Gerry Amodio, executive director of the Downtown District, said the change is already happening.

“New residential housing has and opened and it’s full, Central Connecticut State University has expanded its presence and commitment to downtown,” Amodio said.

“Just this month we opened two new restaurants and two new stores, and three properties were sold to developers who are bringing new investment dollars to our city,” he said. “This partnership between the city, the state and private organizations is essential to bringing the inner cities back and producing environments where people want to be.”

Public Works Director Mark Moriarty, who has built a reputation for redesigning the city’s car-centric street grid into a more bike-friendly system, predicted the bridge reconstruction will take until late 2019.

The bridge begins at the CTfastrak main station, and business leaders are excited about the prospect of drawing visitors to the city who could walk to the popular Little Poland section on the other side of Route 72.

“This project started on a piece of notebook paper that I had, having a crazy vision when I first became mayor of what it would take to transform downtown,” Stewart said.

“What could be the transformative project to tie downtown back together again,” she said. “When the highway was put in, it really split Main Street into two pieces — Broad Street, which thrived, and Main Street, which died.”

The current bridge, a functional but bland concrete structure with narrow sidewalks, isn’t something people would want to walk or cycle on, city officials have said.

The new version will have extensive LED lighting at night, and tan-, orange- and yellow-tinted translucent panels to shield pedestrians from wind.
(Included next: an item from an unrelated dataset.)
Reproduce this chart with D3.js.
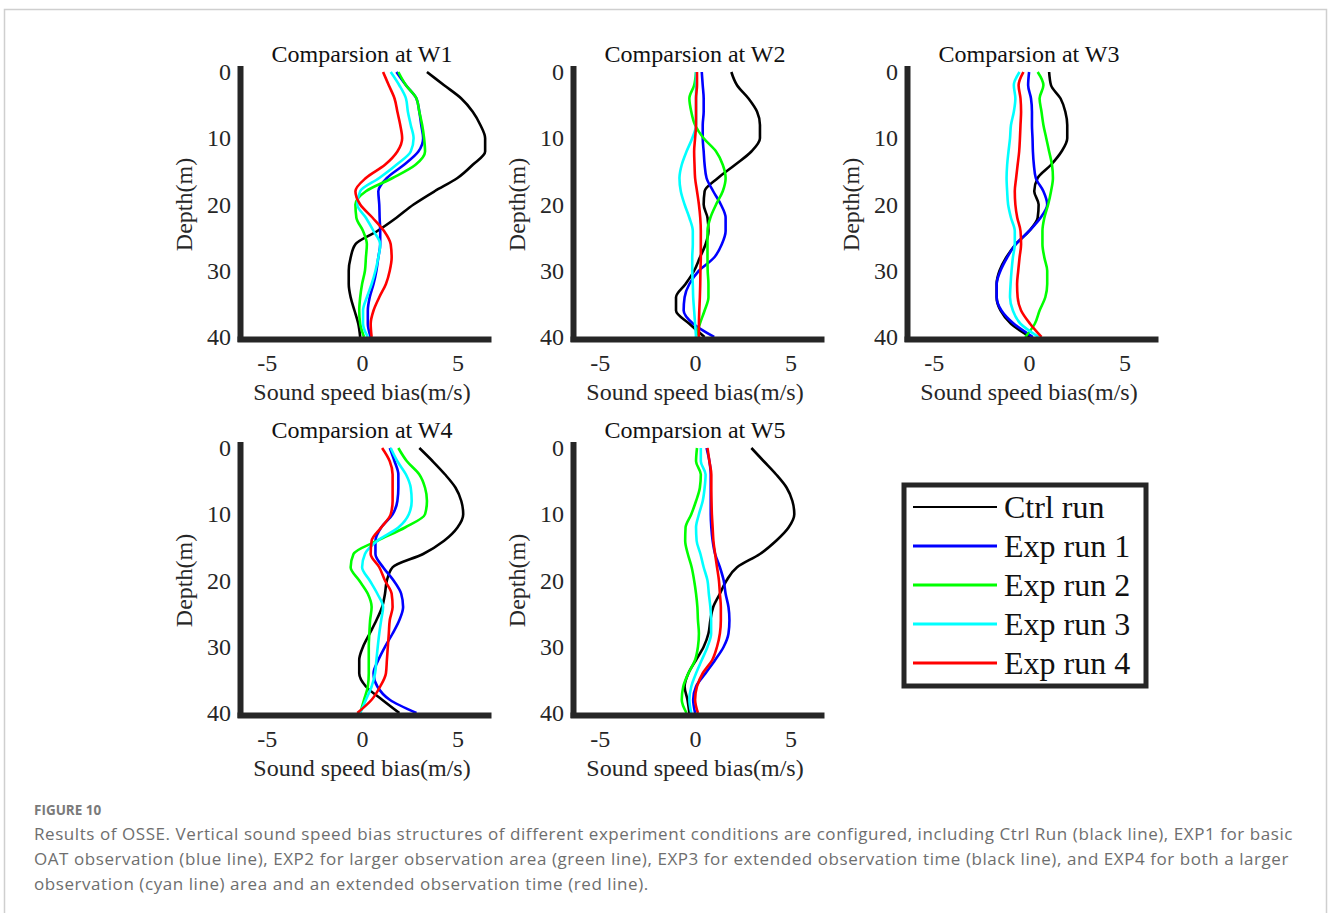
<!DOCTYPE html>
<html>
<head>
<meta charset="utf-8">
<script src="https://cdn.jsdelivr.net/npm/d3@7"></script>
<style>
  body { margin: 0; background: #fff; }
  .ax text { font-family: "Liberation Serif", "Times New Roman", serif; font-size: 24px; fill: #262626; }
</style>
</head>
<body>
<svg id="fig" width="1328" height="913"></svg>
<script>
// depth levels (m) shared by every profile
const depths = [0, 2, 4, 6, 8, 10, 12, 14, 16, 18, 20, 22, 24, 26, 28, 30, 32, 34, 36, 38, 40];
const runNames = ["Ctrl run", "Exp run 1", "Exp run 2", "Exp run 3", "Exp run 4"];
const runColors = ["#000000", "#0000ff", "#00ff00", "#00ffff", "#ff0000"];
const wellNames = ["W1", "W2", "W3", "W4", "W5"];
const xTicks = [-5, 0, 5];
const yTicks = [0, 10, 20, 30, 40];

// sound speed bias (m/s) per run: ctrl, exp1, exp2, exp3, exp4
const w1 = [
  [3.4, 4.3, 5.2, 5.8, 6.2, 6.45, 6.45, 5.8, 5.0, 3.8, 2.7, 1.8, 0.8, -0.35, -0.6, -0.7, -0.7, -0.6, -0.4, -0.2, -0.1],
  [1.8, 2.3, 2.85, 3.0, 3.1, 3.2, 2.95, 2.2, 1.3, 0.85, 0.9, 0.92, 0.95, 0.95, 0.85, 0.75, 0.6, 0.4, 0.3, 0.3, 0.45],
  [1.9, 2.3, 2.85, 3.0, 3.15, 3.25, 3.3, 2.8, 1.6, 0.2, -0.35, -0.3, 0.05, 0.25, 0.2, 0.15, 0.0, -0.1, -0.15, -0.1, 0.1],
  [1.5, 1.95, 2.3, 2.4, 2.55, 2.7, 2.55, 1.8, 0.9, -0.1, -0.25, 0.2, 0.6, 0.95, 0.85, 0.7, 0.5, 0.25, 0.05, 0.05, 0.3],
  [1.1, 1.4, 1.7, 1.85, 2.0, 2.1, 1.85, 1.2, 0.2, -0.35, -0.1, 0.55, 1.15, 1.5, 1.55, 1.45, 1.25, 0.9, 0.6, 0.45, 0.5]
];
const w2 = [
  [1.9, 2.2, 2.8, 3.25, 3.4, 3.4, 2.95, 2.1, 1.2, 0.5, 0.45, 0.65, 0.7, 0.55, 0.25, -0.05, -0.5, -1.0, -1.0, -0.3, 0.5],
  [0.35, 0.4, 0.45, 0.45, 0.4, 0.4, 0.45, 0.5, 0.6, 0.95, 1.35, 1.6, 1.6, 1.4, 1.0, 0.2, -0.3, -0.55, -0.6, -0.1, 1.0],
  [0.05, -0.05, -0.3, -0.2, 0.0, 0.45, 1.1, 1.45, 1.6, 1.45, 1.1, 0.8, 0.65, 0.65, 0.65, 0.66, 0.7, 0.7, 0.5, 0.25, 0.05],
  [0.05, 0.05, 0.05, 0.05, 0.05, -0.15, -0.45, -0.7, -0.82, -0.75, -0.55, -0.3, -0.12, -0.12, -0.15, -0.15, -0.12, -0.1, -0.05, 0.0, 0.05],
  [0.1, 0.1, 0.05, 0.05, 0.05, 0.0, -0.05, -0.03, 0.0, 0.1, 0.2, 0.27, 0.3, 0.3, 0.3, 0.28, 0.27, 0.25, 0.22, 0.2, 0.2]
];
const w3 = [
  [1.05, 1.15, 1.65, 1.9, 2.0, 2.0, 1.7, 1.15, 0.45, 0.27, 0.5, 0.45, 0.0, -0.7, -1.2, -1.55, -1.7, -1.7, -1.5, -0.95, 0.05],
  [0.0, -0.05, 0.1, 0.15, 0.15, 0.18, 0.2, 0.25, 0.35, 0.75, 0.95, 0.6, 0.0, -0.7, -1.15, -1.5, -1.7, -1.7, -1.45, -0.8, 0.2],
  [0.45, 0.75, 0.55, 0.65, 0.75, 0.9, 1.05, 1.2, 1.25, 1.15, 1.0, 0.8, 0.7, 0.7, 0.8, 0.95, 0.95, 0.85, 0.55, 0.3, -0.2],
  [-0.5, -0.8, -0.72, -0.8, -0.95, -1.0, -1.08, -1.15, -1.18, -1.15, -1.1, -0.95, -0.75, -0.75, -0.85, -0.92, -0.97, -1.0, -0.85, -0.45, 0.5],
  [-0.3, -0.55, -0.45, -0.42, -0.45, -0.48, -0.52, -0.6, -0.68, -0.75, -0.72, -0.62, -0.45, -0.42, -0.5, -0.57, -0.63, -0.6, -0.42, 0.05, 0.65]
];
const w4 = [
  [3.0, 3.7, 4.35, 4.9, 5.2, 5.3, 5.0, 4.3, 3.2, 1.6, 1.3, 1.2, 1.05, 0.75, 0.4, 0.05, -0.15, -0.15, 0.2, 1.05, 1.95],
  [1.45, 1.7, 1.9, 1.9, 1.85, 1.6, 1.0, 0.7, 0.7, 1.1, 1.65, 2.05, 2.15, 1.95, 1.6, 1.2, 0.85, 0.6, 0.8, 1.45, 2.85],
  [1.9, 2.35, 3.0, 3.3, 3.4, 3.3, 2.25, 0.8, -0.45, -0.6, -0.15, 0.3, 0.5, 0.42, 0.38, 0.35, 0.35, 0.35, 0.3, 0.1, -0.1],
  [1.5, 1.85, 2.3, 2.55, 2.6, 2.45, 1.9, 0.8, 0.15, 0.0, 0.4, 0.8, 1.1, 1.0, 0.9, 0.82, 0.75, 0.68, 0.5, 0.2, -0.1],
  [1.05, 1.45, 1.6, 1.6, 1.6, 1.5, 1.0, 0.5, 0.45, 0.9, 1.2, 1.55, 1.6, 1.45, 1.4, 1.35, 1.3, 1.25, 0.95, 0.5, -0.25]
];
const w5 = [
  [2.95, 3.6, 4.25, 4.8, 5.1, 5.2, 4.9, 4.25, 3.4, 2.2, 1.65, 1.3, 0.95, 0.8, 0.7, 0.45, 0.05, -0.35, -0.55, -0.4, -0.3],
  [0.6, 0.75, 0.82, 0.82, 0.82, 0.82, 0.85, 0.92, 1.05, 1.3, 1.5, 1.6, 1.75, 1.8, 1.75, 1.5, 1.05, 0.55, 0.05, -0.1, 0.0],
  [0.1, 0.05, 0.3, 0.25, 0.05, -0.2, -0.5, -0.52, -0.38, -0.18, -0.05, 0.05, 0.12, 0.15, 0.2, 0.15, 0.0, -0.35, -0.62, -0.7, -0.45],
  [0.3, 0.3, 0.55, 0.5, 0.4, 0.2, 0.05, 0.08, 0.28, 0.45, 0.65, 0.72, 0.8, 0.84, 0.84, 0.65, 0.35, 0.05, -0.2, -0.3, -0.2],
  [0.65, 0.75, 0.85, 0.85, 0.86, 0.88, 0.92, 0.96, 1.05, 1.15, 1.25, 1.3, 1.35, 1.35, 1.3, 1.15, 0.9, 0.4, 0.1, 0.0, 0.15]
];

const wells = [w1, w2, w3, w4, w5];
const panelPos = [[240, 72], [573, 72], [907, 72], [240, 448], [573, 448]];

const pw = 248, ph = 265;
const axisColor = "#262626";
const svg = d3.select("#fig");

// thin frame around the figure
svg.append("rect")
  .attr("x", 4.5).attr("y", 9.5).attr("width", 1322).attr("height", 920)
  .attr("fill", "none").attr("stroke", "#cfcfcf").attr("stroke-width", 1.5);

const x = d3.scaleLinear().domain([-6.4, 6.6]).range([0, pw]);
const y = d3.scaleLinear().domain([0, 40]).range([0, ph]);

const line = d3.line()
  .x((d) => x(d.v))
  .y((d) => y(d.d))
  .curve(d3.curveMonotoneY);

wells.forEach((runs, wi) => {
  const [left, top] = panelPos[wi];
  const g = svg.append("g").attr("transform", `translate(${left},${top})`);

  runs.forEach((vals, ri) => {
    g.append("path")
      .datum(vals.map((v, i) => ({ d: depths[i], v: v })))
      .attr("fill", "none")
      .attr("stroke", runColors[ri])
      .attr("stroke-width", 2.6)
      .attr("stroke-linejoin", "round")
      .attr("d", line);
  });

  const xa = g.append("g").attr("class", "ax")
    .attr("transform", `translate(0,${ph + 2})`)
    .call(d3.axisBottom(x).tickValues(xTicks).tickSize(0).tickSizeOuter(0).tickPadding(15).tickFormat((d) => String(d)));
  const ya = g.append("g").attr("class", "ax")
    .call(d3.axisLeft(y).tickValues(yTicks).tickSize(0).tickSizeOuter(0).tickPadding(9).tickFormat((d) => String(d)));

  [xa, ya].forEach((a) => {
    a.select(".domain")
      .attr("stroke", axisColor)
      .attr("stroke-width", 6)
      .attr("stroke-linecap", "square");
  });
  ya.select(".domain").attr("d", `M0.5,-3V${ph + 2}`);

  g.append("text")
    .attr("x", pw / 2 - 2).attr("y", -10)
    .attr("text-anchor", "middle")
    .style("font-family", "Liberation Serif, serif").style("font-size", "24px").attr("fill", "#111")
    .text("Comparsion at " + wellNames[wi]);

  g.append("text")
    .attr("x", pw / 2 - 2).attr("y", ph + 63)
    .attr("text-anchor", "middle")
    .style("font-family", "Liberation Serif, serif").style("font-size", "24px").attr("fill", axisColor)
    .text("Sound speed bias(m/s)");

  g.append("text")
    .attr("transform", `translate(-48,${ph / 2}) rotate(-90)`)
    .attr("text-anchor", "middle")
    .style("font-family", "Liberation Serif, serif").style("font-size", "24px").attr("fill", axisColor)
    .text("Depth(m)");
});

// legend
const lg = svg.append("g");
lg.append("rect")
  .attr("x", 904).attr("y", 485).attr("width", 242).attr("height", 201)
  .attr("fill", "#fff").attr("stroke", axisColor).attr("stroke-width", 5);
runNames.forEach((name, i) => {
  const ly = 507 + i * 39;
  lg.append("line")
    .attr("x1", 913).attr("x2", 997).attr("y1", ly).attr("y2", ly)
    .attr("stroke", runColors[i]).attr("stroke-width", i === 0 ? 2 : 3);
  lg.append("text")
    .attr("x", 1004).attr("y", ly + 11)
    .style("font-family", "Liberation Serif, serif").style("font-size", "32px").attr("fill", "#111")
    .text(name);
});

// caption
const captionLines = [
  "Results of OSSE. Vertical sound speed bias structures of different experiment conditions are configured, including Ctrl Run (black line), EXP1 for basic",
  "OAT observation (blue line), EXP2 for larger observation area (green line), EXP3 for extended observation time (black line), and EXP4 for both a larger",
  "observation (cyan line) area and an extended observation time (red line)."
];
svg.append("text")
  .attr("x", 34).attr("y", 815)
  .style("font-family", "Open Sans, sans-serif").style("font-size", "13.5px").style("font-weight", "bold")
  .attr("fill", "#7a7a7a")
  .text("FIGURE 10");
const capTexts = captionLines.map((t, i) =>
  svg.append("text")
    .attr("x", 34).attr("y", 840 + i * 25)
    .style("font-family", "Open Sans, sans-serif").style("font-size", "17px")
    .attr("fill", "#6e6e6e")
    .text(t)
);
// stretch letter spacing so the first line spans the same width as the original
const w0 = capTexts[0].node().getComputedTextLength();
const ls = (1259 - w0) / captionLines[0].length;
capTexts.forEach((t) => t.style("letter-spacing", ls + "px"));
</script>
</body>
</html>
Those panels will create a series of color combinations on the pavement every day as the sun moves, designers said.

The bee theme is something Stewart has promoted for years. New Britain’s city seal from 1871 shows seven bees buzzing around a hive. The bees represent the city’s original seven industries.

“The bees have very important significance in the city,” she said. “Underneath that beehive there’s a slogan in Latin that says, ‘Industry fills the hive and enjoys the honey’ — an ode to the worker bees who made the city what it was and what it is today.”